Taylor at first refused to hire the inexperienced Clark Kent as a reporter, but later changed his mind when Kent brought in the story of an attempted lynching. He shortly made it Kent's steady assignment to cover the reports about Superman. However, when Lois Lane, the Stars "lonelyhearts" column writer, claimed the next day to have met Superman, Taylor did not believe her, asking if she had actually seen pink elephants. This was indicative of the difference in Taylor's attitude toward Kent and Lane: he was supportive of Clark, giving him a variety of assignments including South American war correspondent, but if Lois asked for an important story she was told by her editor that it was "no job for a girl!" To be fair, Kent received his share of abuse, as when Taylor called him a "brainless idiot" and fired him for flubbing an assignment. But the editor gave Clark his job back when he brought in the story, and he softened toward Lois over time. Taylor also admitted it when he was wrong, as he did when he accused Kent of betraying his confidential source for cowardly reasons.
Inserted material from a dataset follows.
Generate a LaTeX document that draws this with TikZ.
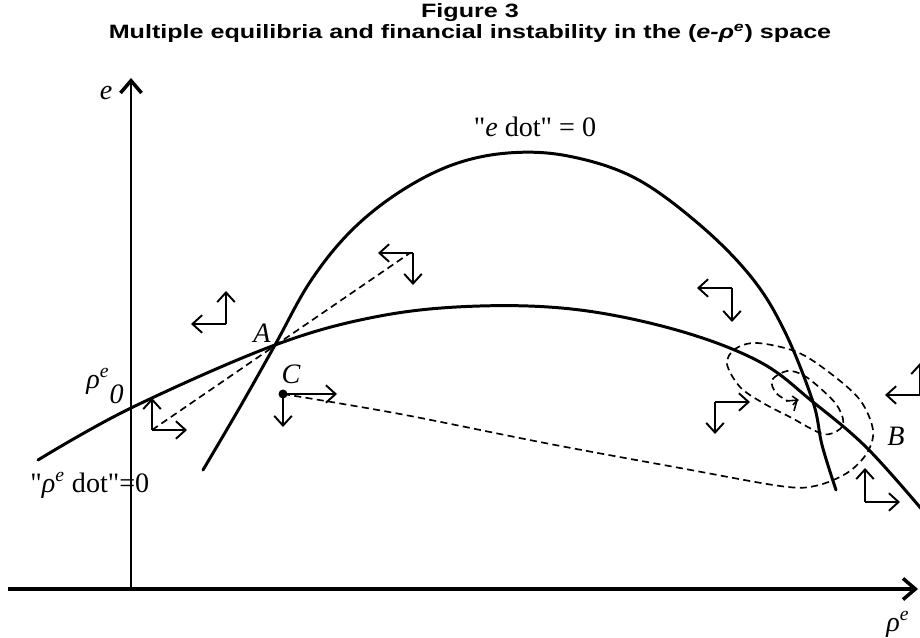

In the spring of 1940, the newspaper Taylor edited inexplicably changed its name to the Daily Planet. He retained his position until November, after which time a new editor, Perry White, was introduced.

====Earth-Two====
When DC Comics created the multiverse, the Superman of Earth-Two was assigned all the characteristics and baggage of the early Golden Age version of the character, and this included the Daily Star and George Taylor, who was still editor when Clark Kent and Lois Lane got married. Upon announcing his retirement in the early 1950s, Taylor chose his successor by way of a competition between Kent and senior reporter Perry White. By solving a famous missing-person case, White proved the superior reporter, but lost the editor's job to Kent because Taylor felt that the better reporter should not be locked to a desk. Sometime after retiring, Taylor discovered a filmstrip depicting Kent changing to Superman, but he promised Clark that he would not reveal his secret identity. However, corrupt reporter Rod Pilgrim overheard the conversation and murdered Taylor to acquire the filmstrip. Superman confronted Pilgrim, convinced him that the images were part of a gag film, and turned the killer over to police.

===Earth-One===
In Superman #366 (December 1981), George Taylor was shown to be the editor of the Daily Planet on Earth-One before Perry White. Taylor, who had succeeded a man named Morton, chose White to replace him when he retired at age sixty-five, an event that coincided with Clark Kent's junior year at Metropolis University. George Taylor's son George Taylor Jr. became editor of the Daily Star in Star City and continuously tried to prove that Oliver Queen was the masked hero Green Arrow. George Taylor's grandson George Taylor III was a record-breaking pole vaulter.

===Post-Crisis===
After the Crisis on Infinite Earths wiped out the multiverse and replaced it with one Earth, the Metropolis Daily Star with George Taylor as editor was a rival paper to the Daily Planet, which was edited by Perry White. Taylor was still in his position as late as 2002. When Superman was cast into a Golden-Age reality during the "Dominus Effect" storyline of 1998, the original Taylor briefly reappeared.

===The New 52===
In 2011, "The New 52" rebooted the DC universe. George Taylor was reintroduced in Action Comics (vol. 2) #8 as the publisher of the Daily Star.

==In other media==
===Television===
- George Taylor appears in the Adventures of Superman episode "The Evil Three". This version is a hotel manager who is murdered by his nephew, who sought to gain his fortune.
- George Taylor appears in the Smallville episode "Delete", portrayed by Jim Thorburn. This version is a Daily Planet editor who is killed by his assistant, who had been brainwashed by Molly Griggs.
- George Taylor makes a cameo appearance in the My Adventures with Superman episode "Most Eligible Superman", voiced by an uncredited actor. This version is a reporter for the Metropolis Star.

===Film===
George Taylor appears in Superman: Red Son, voiced by Jim Ward.